WASHINGTON (AFP) — Despite a landslide victory for Democrats in the White House race, Americans generally voted more conservatively in a myriad of referendums on banning gay marriage and abortion.
Voters in some states rejected gay marriage rights and affirmative action and approved restrictions on adoption for unmarried couples.
However, results were mixed as other referenda across the country -- some 35 states were asked to consider 153 ballot questions -- showed voters in favor of assisted suicide and against outright bans on abortion.
In California, Florida, Arizona and Arkansas, voters rejected gay marriage.
In Arkansas, they voted to prevent unmarried people from adopting a child. The decision was decried by gay rights supporters who said it would limit their ability to adopt children.
But voters rejected a near-total ban on abortion in South Dakota and Colorado and allowed assisted suicide in Washington state, making it the second US state after Oregon to allow the procedure for terminally ill people.
Jennie Drage-Bower, senior election analyst with the National Conference of State Legislators, said abortion limits do not have a strong history.
"Restriction on abortion has been on the ballot 23 times since 1980 and only five of those have been approved by voters," she said. "So that's not really an issue that voters historically have been receptive to on the ballot."
The marijuana rights movement were riding high after enjoying two key victories.
Voters in Massachusetts decriminalized the possession of one ounce or less of the weed, ruling that people caught in the state with that amount will forfeit the drug and pay a 100 dollar civil fine instead of facing criminal penalties, according to the independent website RealClearPolitics.
Michigan joined 12 other states by allowing the use of marijuana for medical purposes, allowing severely ill patients to register with the state and legally buy, grow and use the drug, the site reported.
In another politically charged issue, voters in five states were asked to rule on affirmative action, or targeted policies that aim to increase employment and education for minorities.
In Nebraska the programs, which are often slammed by critics as showing unfair racial preferences, were rejected 58 percent to 42 percent. In Colorado, the result was still too close to call Wednesday.
California's gay marriage ban, which had been too close to call for most of Tuesday night and Wednesday morning, was passed with 5,358,796 votes, or 52.5 percent, compared to 4,866,831, or 47.5 percent that opposed.
Known as "Proposition 8," the proposal was trumpeted by conservative and religious groups as the people's way of overturning the state Supreme Court's ruling in May that legalized gay marriage.
A lesbian couple, Robin Tyler and Diane Olson, who previously won the right to marry with the Supreme Court ruling, were to file a new suit to stop the referendum from coming into effect, joining a number of other legal challenges to the measure.

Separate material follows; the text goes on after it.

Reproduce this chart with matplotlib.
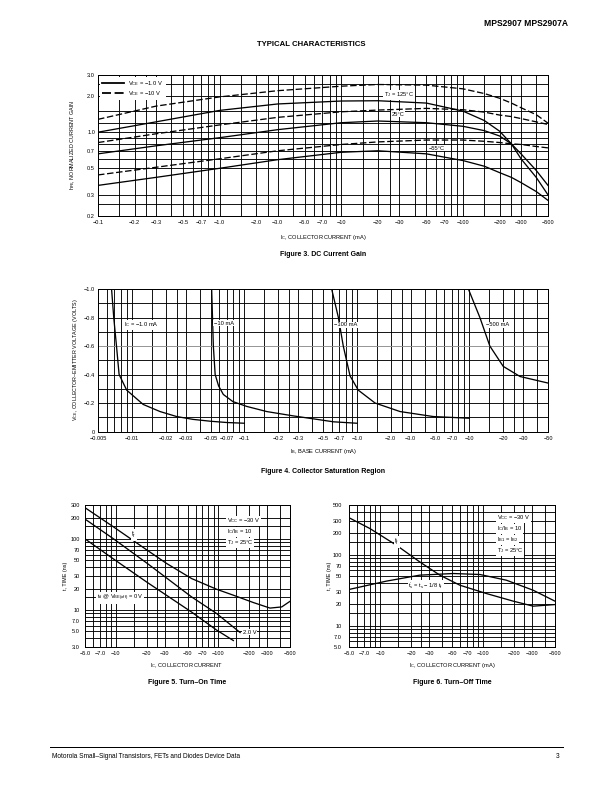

Los Angeles Mayor Antonio Villaraigosa wrote a letter to the City Attorney's Office asking for preparation for a legal challenge to the measure, in an action similar to that expected from the San Francisco city attorney.
"We must take immediate action to protect Los Angeles residents whose lives and freedoms are threatened by consequences from the possible implementation of Proposition 8," Villaraigosa wrote in the letter.
The vote leaves thousands of same-sex couples who tied the knot in limbo in the ensuing months, including some celebrities including comedian Ellen DeGeneres who wed her long-time girlfriend Portia de Rossi in August.
Japanese-American actor George Takei, who played Mr Sulu in the long-running series "Star Trek," and who married his longtime partner Brad Altman in September, said his marriage would remain valid no matter what.
"There's nothing in the language of Proposition 8 that says it's retroactive, so our marriage is going to be valid," he told a local TV channel.
Takei and Altman were the first couple to receive a marriage license in West Hollywood when California began issuing them to gay couples on June 17.
California Attorney General Jerry Brown affirmed that any same-sex couples married over the past six months when the unions were legal will remain married.
Arizona and Florida also passed similar referenda by large margins Tuesday, stating that marriage was the legal union between a man and a woman.
Neil Giuliano, president of the gay rights group GLAAD, said he was saddened by the vote.
"We are disappointed and disheartened by results in Arkansas, Arizona and Florida, where we saw laws passed that are intended to hurt loving, committed couples and families," he said.